** Start of Data rows **

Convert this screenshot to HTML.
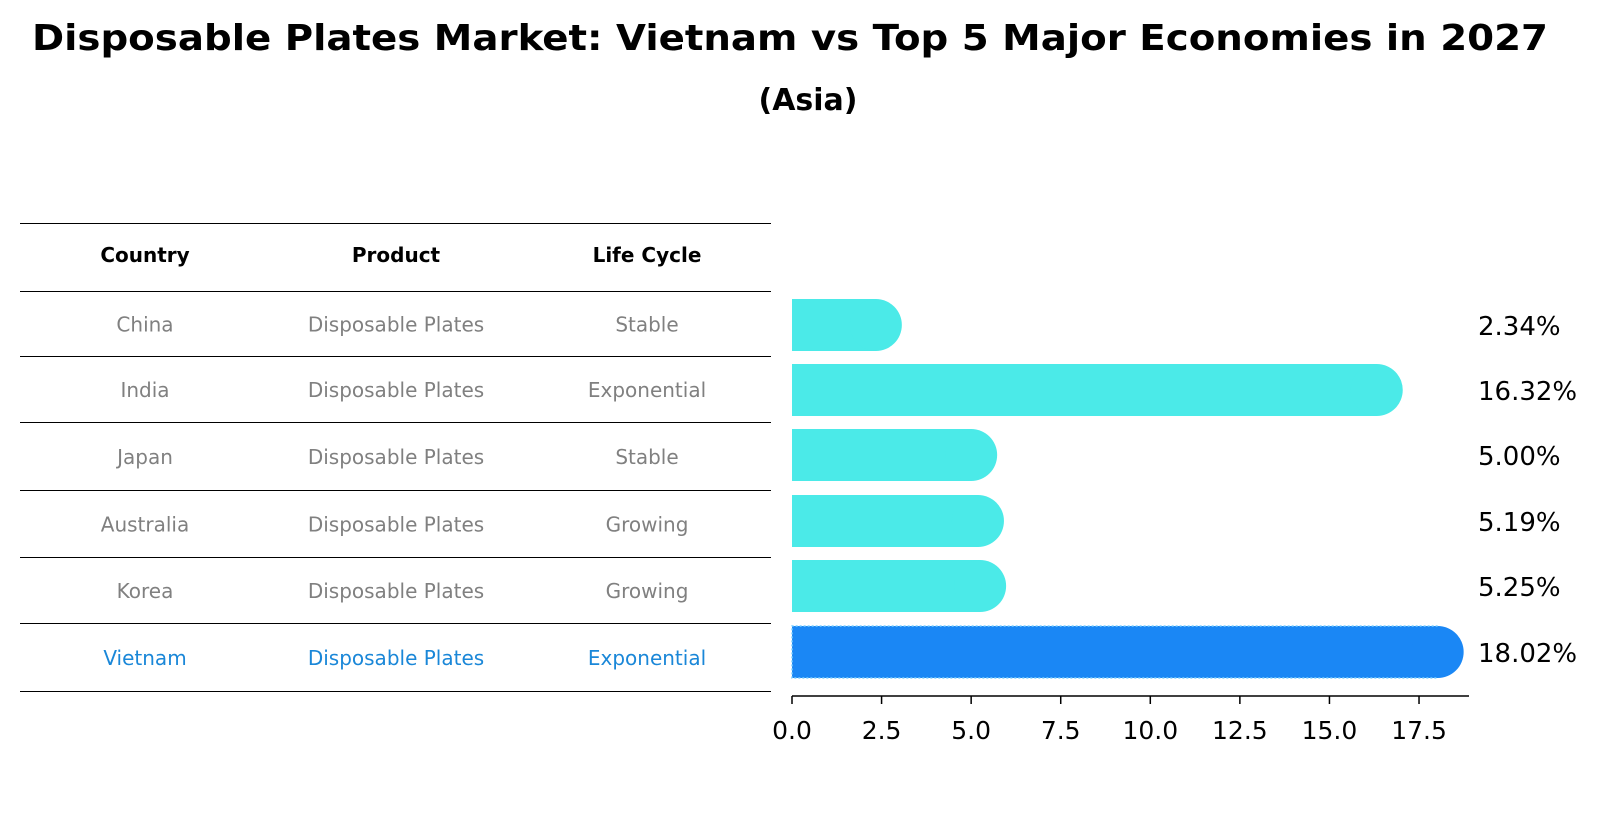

** End of Data rows **
** Start of Data rows **

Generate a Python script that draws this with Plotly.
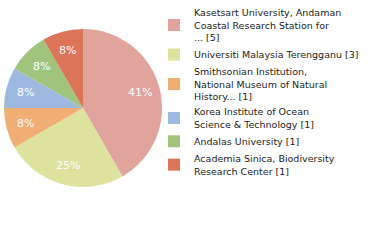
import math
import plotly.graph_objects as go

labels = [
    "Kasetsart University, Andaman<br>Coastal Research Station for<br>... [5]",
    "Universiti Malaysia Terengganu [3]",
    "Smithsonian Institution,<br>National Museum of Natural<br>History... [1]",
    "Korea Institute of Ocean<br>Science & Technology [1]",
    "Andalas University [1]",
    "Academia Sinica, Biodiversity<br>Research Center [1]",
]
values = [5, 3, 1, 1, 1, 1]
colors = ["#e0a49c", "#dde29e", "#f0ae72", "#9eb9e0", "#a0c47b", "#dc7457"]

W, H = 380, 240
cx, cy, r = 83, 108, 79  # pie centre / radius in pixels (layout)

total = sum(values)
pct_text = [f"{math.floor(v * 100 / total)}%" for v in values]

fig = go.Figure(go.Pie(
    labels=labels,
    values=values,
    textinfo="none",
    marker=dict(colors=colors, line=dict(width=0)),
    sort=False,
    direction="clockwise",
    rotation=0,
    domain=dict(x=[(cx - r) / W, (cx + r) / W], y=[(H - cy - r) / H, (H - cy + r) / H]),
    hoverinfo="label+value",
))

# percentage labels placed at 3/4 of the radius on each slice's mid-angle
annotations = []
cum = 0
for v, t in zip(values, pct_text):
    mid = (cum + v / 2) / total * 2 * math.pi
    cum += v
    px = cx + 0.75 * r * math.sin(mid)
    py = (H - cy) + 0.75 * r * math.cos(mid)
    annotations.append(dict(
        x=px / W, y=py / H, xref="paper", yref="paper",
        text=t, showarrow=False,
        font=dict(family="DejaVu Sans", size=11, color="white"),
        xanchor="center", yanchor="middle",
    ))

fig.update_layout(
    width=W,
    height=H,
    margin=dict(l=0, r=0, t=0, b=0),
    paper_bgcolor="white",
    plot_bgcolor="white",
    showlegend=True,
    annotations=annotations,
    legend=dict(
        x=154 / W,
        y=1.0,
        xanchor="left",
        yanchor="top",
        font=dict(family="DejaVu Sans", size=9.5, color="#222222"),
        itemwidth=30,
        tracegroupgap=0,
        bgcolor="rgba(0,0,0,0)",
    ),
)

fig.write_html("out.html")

** End of Data rows **

_Directions_: Find the lines containing "this" and pull them out.

_Written solution_:
Convert this screenshot to HTML.
Generate a Python script that draws this with Plotly.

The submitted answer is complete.